⟨

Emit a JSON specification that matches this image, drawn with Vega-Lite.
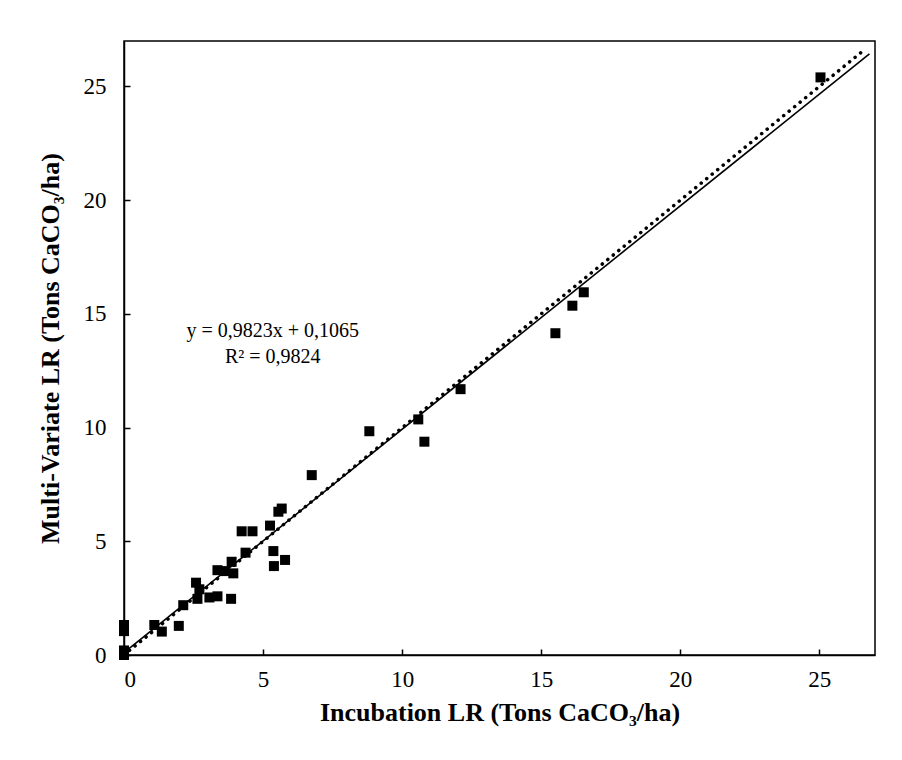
{
  "$schema": "https://vega.github.io/schema/vega-lite/v6.json",
  "width": 751,
  "height": 614,
  "autosize": {"type": "none"},
  "padding": {"left": 124, "top": 41, "right": 27, "bottom": 105},
  "background": "white",
  "config": {
    "view": {"stroke": "black", "strokeWidth": 1.5},
    "font": "Liberation Serif",
    "axis": {
      "grid": false,
      "domainColor": "black",
      "domainWidth": 1.5,
      "tickColor": "black",
      "tickWidth": 1.5,
      "tickSize": -6,
      "labelFont": "Liberation Serif",
      "labelFontSize": 23,
      "labelColor": "black",
      "titleFont": "Liberation Serif",
      "titleFontSize": 26,
      "titleFontWeight": "bold",
      "titleColor": "black"
    }
  },
  "datasets": {
    "pts": [
      {"x": 0, "y": 0}, {"x": 0, "y": 0.2}, {"x": 0, "y": 1.05}, {"x": 0, "y": 1.32},
      {"x": 1.09, "y": 1.32}, {"x": 1.36, "y": 1.03}, {"x": 1.97, "y": 1.28}, {"x": 2.13, "y": 2.19},
      {"x": 2.59, "y": 3.18}, {"x": 2.71, "y": 2.89}, {"x": 2.64, "y": 2.47}, {"x": 3.07, "y": 2.53},
      {"x": 3.36, "y": 2.58}, {"x": 3.36, "y": 3.73}, {"x": 3.63, "y": 3.69}, {"x": 3.87, "y": 4.1},
      {"x": 3.93, "y": 3.59}, {"x": 3.85, "y": 2.47}, {"x": 4.37, "y": 4.5}, {"x": 4.23, "y": 5.44},
      {"x": 4.62, "y": 5.44}, {"x": 5.25, "y": 5.69}, {"x": 5.55, "y": 6.3}, {"x": 5.67, "y": 6.44},
      {"x": 5.37, "y": 4.57}, {"x": 5.79, "y": 4.18}, {"x": 5.39, "y": 3.91}, {"x": 6.75, "y": 7.91},
      {"x": 8.82, "y": 9.84}, {"x": 10.58, "y": 10.36}, {"x": 10.8, "y": 9.38}, {"x": 12.1, "y": 11.69},
      {"x": 15.51, "y": 14.15}, {"x": 16.12, "y": 15.36}, {"x": 16.53, "y": 15.95}, {"x": 25.04, "y": 25.4}
    ],
    "fit": [{"x": 0, "y": 0.1065}, {"x": 26.8, "y": 26.43}],
    "one": [{"x": 0, "y": 0}, {"x": 26.6, "y": 26.6}],
    "label": [
      {"x": 5.35, "y": 14.25, "t": "y = 0,9823x + 0,1065"},
      {"x": 5.35, "y": 13.1, "t": "R² = 0,9824"}
    ]
  },
  "encoding": {
    "x": {
      "field": "x", "type": "quantitative",
      "scale": {"domain": [0, 27], "nice": false, "zero": false},
      "axis": {"values": [0, 5, 10, 15, 20, 25], "title": "Incubation LR (Tons CaCO₃/ha)", "labelPadding": 19, "titlePadding": 8}
    },
    "y": {
      "field": "y", "type": "quantitative",
      "scale": {"domain": [0, 27], "nice": false, "zero": false},
      "axis": {"values": [0, 5, 10, 15, 20, 25], "title": "Multi-Variate LR (Tons CaCO₃/ha)", "labelPadding": 24, "titlePadding": 20}
    }
  },
  "layer": [
    {
      "data": {"name": "one"},
      "mark": {"type": "line", "color": "black", "strokeWidth": 3.5, "strokeDash": [0.1, 7], "strokeCap": "round"}
    },
    {
      "data": {"name": "fit"},
      "mark": {"type": "line", "color": "black", "strokeWidth": 1.6}
    },
    {
      "data": {"name": "pts"},
      "mark": {"type": "point", "shape": "square", "filled": true, "color": "black", "size": 100, "opacity": 1}
    },
    {
      "data": {"name": "label"},
      "mark": {"type": "text", "align": "center", "baseline": "middle", "fontSize": 20, "font": "Liberation Serif", "color": "black"},
      "encoding": {"text": {"field": "t"}}
    }
  ]
}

⟩

**SHORT PROBLEM:** Leaving the pictures aside, transcribe the entire listing exactly.

**RESPONSE BELOW:**
Emit a JSON specification that matches this image, drawn with Vega-Lite.
{
  "$schema": "https://vega.github.io/schema/vega-lite/v6.json",
  "width": 751,
  "height": 614,
  "autosize": {"type": "none"},
  "padding": {"left": 124, "top": 41, "right": 27, "bottom": 105},
  "background": "white",
  "config": {
    "view": {"stroke": "black", "strokeWidth": 1.5},
    "font": "Liberation Serif",
    "axis": {
      "grid": false,
      "domainColor": "black",
      "domainWidth": 1.5,
      "tickColor": "black",
      "tickWidth": 1.5,
      "tickSize": -6,
      "labelFont": "Liberation Serif",
      "labelFontSize": 23,
      "labelColor": "black",
      "titleFont": "Liberation Serif",
      "titleFontSize": 26,
      "titleFontWeight": "bold",
      "titleColor": "black"
    }
  },
  "datasets": {
    "pts": [
      {"x": 0, "y": 0}, {"x": 0, "y": 0.2}, {"x": 0, "y": 1.05}, {"x": 0, "y": 1.32},
      {"x": 1.09, "y": 1.32}, {"x": 1.36, "y": 1.03}, {"x": 1.97, "y": 1.28}, {"x": 2.13, "y": 2.19},
      {"x": 2.59, "y": 3.18}, {"x": 2.71, "y": 2.89}, {"x": 2.64, "y": 2.47}, {"x": 3.07, "y": 2.53},
      {"x": 3.36, "y": 2.58}, {"x": 3.36, "y": 3.73}, {"x": 3.63, "y": 3.69}, {"x": 3.87, "y": 4.1},
      {"x": 3.93, "y": 3.59}, {"x": 3.85, "y": 2.47}, {"x": 4.37, "y": 4.5}, {"x": 4.23, "y": 5.44},
      {"x": 4.62, "y": 5.44}, {"x": 5.25, "y": 5.69}, {"x": 5.55, "y": 6.3}, {"x": 5.67, "y": 6.44},
      {"x": 5.37, "y": 4.57}, {"x": 5.79, "y": 4.18}, {"x": 5.39, "y": 3.91}, {"x": 6.75, "y": 7.91},
      {"x": 8.82, "y": 9.84}, {"x": 10.58, "y": 10.36}, {"x": 10.8, "y": 9.38}, {"x": 12.1, "y": 11.69},
      {"x": 15.51, "y": 14.15}, {"x": 16.12, "y": 15.36}, {"x": 16.53, "y": 15.95}, {"x": 25.04, "y": 25.4}
    ],
    "fit": [{"x": 0, "y": 0.1065}, {"x": 26.8, "y": 26.43}],
    "one": [{"x": 0, "y": 0}, {"x": 26.6, "y": 26.6}],
    "label": [
      {"x": 5.35, "y": 14.25, "t": "y = 0,9823x + 0,1065"},
      {"x": 5.35, "y": 13.1, "t": "R² = 0,9824"}
    ]
  },
  "encoding": {
    "x": {
      "field": "x", "type": "quantitative",
      "scale": {"domain": [0, 27], "nice": false, "zero": false},
      "axis": {"values": [0, 5, 10, 15, 20, 25], "title": "Incubation LR (Tons CaCO₃/ha)", "labelPadding": 19, "titlePadding": 8}
    },
    "y": {
      "field": "y", "type": "quantitative",
      "scale": {"domain": [0, 27], "nice": false, "zero": false},
      "axis": {"values": [0, 5, 10, 15, 20, 25], "title": "Multi-Variate LR (Tons CaCO₃/ha)", "labelPadding": 24, "titlePadding": 20}
    }
  },
  "layer": [
    {
      "data": {"name": "one"},
      "mark": {"type": "line", "color": "black", "strokeWidth": 3.5, "strokeDash": [0.1, 7], "strokeCap": "round"}
    },
    {
      "data": {"name": "fit"},
      "mark": {"type": "line", "color": "black", "strokeWidth": 1.6}
    },
    {
      "data": {"name": "pts"},
      "mark": {"type": "point", "shape": "square", "filled": true, "color": "black", "size": 100, "opacity": 1}
    },
    {
      "data": {"name": "label"},
      "mark": {"type": "text", "align": "center", "baseline": "middle", "fontSize": 20, "font": "Liberation Serif", "color": "black"},
      "encoding": {"text": {"field": "t"}}
    }
  ]
}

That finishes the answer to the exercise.